We skied to the base of the route early on February 19, focused and highly motivated. Leaving the skis at the start of the initial couloir, we began with The Dolphin (the lower snow/icefield), which proved to be hard work, and dangerous in places. We then soloed across a rock slab traverse covered in a ten-centimeter skiff of snow, with 600 meters of exposure below, which was psychologically stimulating.
Soon I found myself at the base of the imposing upper rock wall, with Raphael gunning for the first lead. I followed with the large pack on ascenders; this would be the case for the majority of the rest of the route. Raphael climbed quickly and efficiently, making the steep limestone and snow mushroom difficulties seem trivial.

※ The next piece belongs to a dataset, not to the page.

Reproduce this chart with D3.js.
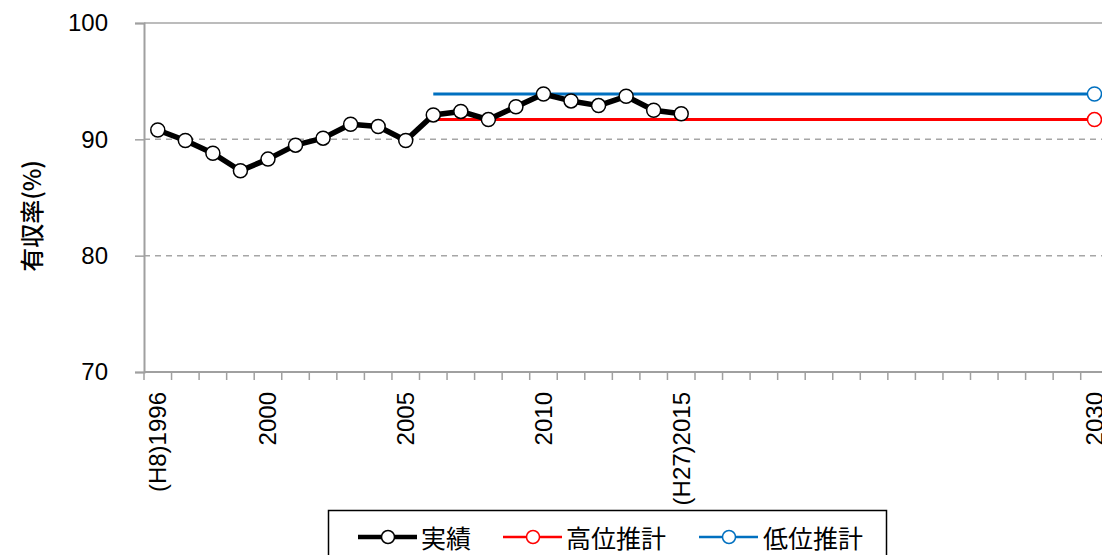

At the end of the first day we had climbed five of the twelve difficult pitches on the route, and we lay down in the tent at a marginal bivy upon an exposed snow arete. The second day offered more of the same, and shortly before sunset we reached the northwest ridge, greeting flat ground with great delight. The contrast between the face and the backside is such that going on to the summit would have been too contrived (for us, anyway). We began the descent (via the normal Southwest Ridge Route) to Lake Annette, where we had left our skis, making another bivouac on Sentinel Pass along the way. By 1 p.m. the next day we were spying new lines from the highway, another great modern mixed alpine adventure behind us.